DATA BLOCK:
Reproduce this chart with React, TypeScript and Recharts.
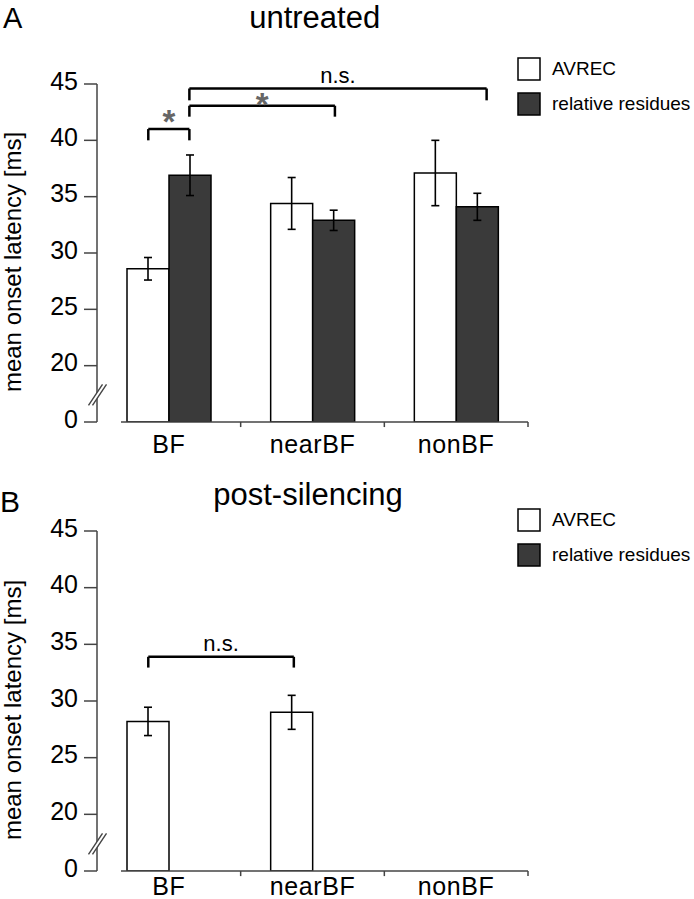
import React from 'react'
import { BarChart, Bar, XAxis, YAxis, ErrorBar, ReferenceLine } from 'recharts'

const FONT = '"Liberation Sans", Arial, Helvetica, sans-serif'
const DARK = '#3a3a3a'
const AXIS = '#444'

const CATEGORIES = ['BF', 'nearBF', 'nonBF']

// A: untreated, mean onset latency [ms]
const AVREC_A = [28.6, 34.4, 37.1]
const AVREC_A_ERR = [1.0, 2.3, 2.9]
const RESID_A = [36.9, 32.9, 34.1]
const RESID_A_ERR = [1.8, 0.9, 1.2]

// B: post-silencing (only AVREC for BF / nearBF)
const AVREC_B = [28.2, 29.0, null]
const AVREC_B_ERR = [1.25, 1.5, null]
const RESID_B = [null, null, null]
const RESID_B_ERR = [null, null, null]

const Y_TICKS = [0, 20, 25, 30, 35, 40, 45]
const LEGEND = [
  { label: 'AVREC', fill: '#fff' },
  { label: 'relative residues', fill: DARK },
]

// significance brackets: x in category units (0..3), y in ms
const BRACKETS_A = [
  { from: 0.357, to: 0.643, top: 41.0, foot: 40.0, text: '*' },
  { from: 0.643, to: 1.656, top: 43.07, foot: 42.1, text: '*' },
  { from: 0.643, to: 2.712, top: 44.6, foot: 43.55, text: 'n.s.' },
]
const BRACKETS_B = [{ from: 0.357, to: 1.37, top: 33.9, foot: 32.95, text: 'n.s.' }]

// broken axis: 0..20 squeezed into one tick step, above 20 linear
const toAxis = (v: number | null) => (v == null ? null : v >= 20 ? v - 15 : v / 4)
const fromAxis = (t: number) => (t >= 5 ? Math.round(t + 15) : Math.round(t * 4))
const BREAK_AT = 2.4

const rows = (av: any[], avErr: any[], re: any[], reErr: any[]) =>
  CATEGORIES.map((name, i) => ({
    name,
    pos: i + 0.5,
    avrec: toAxis(av[i]),
    avrecErr: avErr[i],
    resid: toAxis(re[i]),
    residErr: reErr[i],
  }))

function YTick(props: any) {
  const { x, y, payload } = props
  const v = payload.value
  if (Math.abs(v - BREAK_AT) < 1e-6) {
    return (
      <g>
        <polygon
          points={`${x - 8.5},${y + 10.5} ${x + 5.5},${y - 10.5} ${x + 9.5},${y - 10.5} ${x - 4.5},${y + 10.5}`}
          fill="#fff"
        />
        <line x1={x - 8.5} y1={y + 10.5} x2={x + 5.5} y2={y - 10.5} stroke={AXIS} strokeWidth={1.4} />
        <line x1={x - 4.5} y1={y + 10.5} x2={x + 9.5} y2={y - 10.5} stroke={AXIS} strokeWidth={1.4} />
      </g>
    )
  }
  return (
    <g>
      <line x1={x - 13} y1={y} x2={x} y2={y} stroke={AXIS} strokeWidth={1.5} />
      <text x={x - 19} y={y + 5.5} textAnchor="end" fontSize={25} fill="#000" fontFamily={FONT}>
        {fromAxis(v)}
      </text>
    </g>
  )
}

function Panel({ data, brackets, height, axisHeight, labelGap, starOffsets }: any) {
  const lines: any[] = []
  brackets.forEach((b: any, i: number) => {
    const isStar = b.text === '*'
    const common = { stroke: '#000', strokeWidth: 2.5, ifOverflow: 'visible' as const }
    lines.push(
      <ReferenceLine key={`l${i}`} {...common} segment={[{ x: b.from, y: toAxis(b.foot) }, { x: b.from, y: toAxis(b.top) }]} />,
      <ReferenceLine key={`r${i}`} {...common} segment={[{ x: b.to, y: toAxis(b.foot) }, { x: b.to, y: toAxis(b.top) }]} />,
      <ReferenceLine
        key={`t${i}`}
        {...common}
        segment={[{ x: b.from, y: toAxis(b.top) }, { x: b.to, y: toAxis(b.top) }]}
        label={{
          value: b.text,
          position: 'top',
          offset: isStar ? starOffsets[i] : 6,
          fill: isStar ? '#666' : '#000',
          fontSize: isStar ? 33 : 22,
          fontWeight: isStar ? 700 : 400,
          fontFamily: FONT,
        }}
      />
    )
  })

  return (
    <BarChart
      width={694}
      height={height}
      data={data}
      margin={{ top: 84, right: 166, bottom: 0, left: 0 }}
      barGap={0}
    >
      <XAxis
        dataKey="pos"
        type="number"
        domain={[0, 3]}
        allowDataOverflow
        ticks={[0.5, 1.5, 2.5]}
        tickFormatter={(v: number) => CATEGORIES[Math.floor(v)]}
        axisLine={false}
        tickLine={false}
        tickSize={0}
        tickMargin={labelGap}
        interval={0}
        height={axisHeight}
        tick={{ fill: '#000', fontSize: 25, fontFamily: FONT, letterSpacing: 0.6 }}
      />
      <YAxis
        type="number"
        domain={[0, 30]}
        allowDataOverflow
        ticks={[...Y_TICKS.map((v) => toAxis(v) as number), BREAK_AT]}
        interval={0}
        width={97}
        tickSize={0}
        tickMargin={0}
        tickLine={false}
        axisLine={{ stroke: AXIS, strokeWidth: 1.5 }}
        tick={<YTick />}
      />
      <ReferenceLine
        ifOverflow="visible"
        stroke={AXIS}
        strokeWidth={1.5}
        segment={[{ x: 0.167, y: 0 }, { x: 3, y: 0 }]}
      />
      {[1, 2, 3].map((k) => (
        <ReferenceLine
          key={`tick${k}`}
          ifOverflow="visible"
          stroke={AXIS}
          strokeWidth={1.5}
          segment={[{ x: k, y: 0 }, { x: k, y: -0.45 }]}
        />
      ))}
      <Bar dataKey="avrec" fill="#fff" stroke="#000" strokeWidth={1.5} barSize={42} isAnimationActive={false}>
        <ErrorBar dataKey="avrecErr" width={4} stroke="#000" strokeWidth={1.6} />
      </Bar>
      <Bar dataKey="resid" fill={DARK} stroke="#000" strokeWidth={1.5} barSize={42} isAnimationActive={false}>
        <ErrorBar dataKey="residErr" width={4} stroke="#000" strokeWidth={1.6} />
      </Bar>
      {lines}
    </BarChart>
  )
}

function Legendish({ top }: { top: number }) {
  return (
    <g>
      {LEGEND.map((item, i) => (
        <g key={item.label}>
          <rect x={518} y={top + i * 35} width={22} height={22} fill={item.fill} stroke="#000" strokeWidth={1.5} />
          <text x={552} y={top + 17 + i * 35} fontSize={19} fill="#000" fontFamily={FONT}>
            {item.label}
          </text>
        </g>
      ))}
    </g>
  )
}

export default function App() {
  const dataA = rows(AVREC_A, AVREC_A_ERR, RESID_A, RESID_A_ERR)
  const dataB = rows(AVREC_B, AVREC_B_ERR, RESID_B, RESID_B_ERR)
  const yLabel = 'mean onset latency [ms]'

  return (
    <div style={{ position: 'absolute', top: 0, left: 0, width: 694, height: 899, background: '#fff', fontFamily: FONT }}>
      <div style={{ position: 'absolute', top: 0, left: 0 }}>
        <Panel data={dataA} brackets={BRACKETS_A} height={460} axisHeight={38} labelGap={13} starOffsets={[-4.3, -10.6]} />
      </div>
      <div style={{ position: 'absolute', top: 447, left: 0 }}>
        <Panel data={dataB} brackets={BRACKETS_B} height={452} axisHeight={28} labelGap={6} starOffsets={[]} />
      </div>
      <svg
        width={694}
        height={899}
        style={{ position: 'absolute', top: 0, left: 0, pointerEvents: 'none' }}
        fontFamily={FONT}
      >
        <text x={3} y={28} fontSize={29} fill="#000">A</text>
        <text x={314.7} y={28} fontSize={31} fill="#000" textAnchor="middle">untreated</text>
        <text x={0} y={512} fontSize={30} fill="#000">B</text>
        <text x={308} y={505} fontSize={31} fill="#000" textAnchor="middle">post-silencing</text>
        <text x={21} y={262} fontSize={24} fill="#000" textAnchor="middle" transform="rotate(-90 21 262)">
          {yLabel}
        </text>
        <text x={21} y={710} fontSize={24} fill="#000" textAnchor="middle" transform="rotate(-90 21 710)">
          {yLabel}
        </text>
        <Legendish top={58} />
        <Legendish top={509} />
      </svg>
    </div>
  )
}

WHAT YOU NEED TO DO: Pictures stay out. Repeat only the lines from the beginning of the data through the line that has "const CATEGORIES = ['BF', 'nearBF', 'nonBF']".

THE ANSWER:
Reproduce this chart with React, TypeScript and Recharts.
import React from 'react'
import { BarChart, Bar, XAxis, YAxis, ErrorBar, ReferenceLine } from 'recharts'

const FONT = '"Liberation Sans", Arial, Helvetica, sans-serif'
const DARK = '#3a3a3a'
const AXIS = '#444'

const CATEGORIES = ['BF', 'nearBF', 'nonBF']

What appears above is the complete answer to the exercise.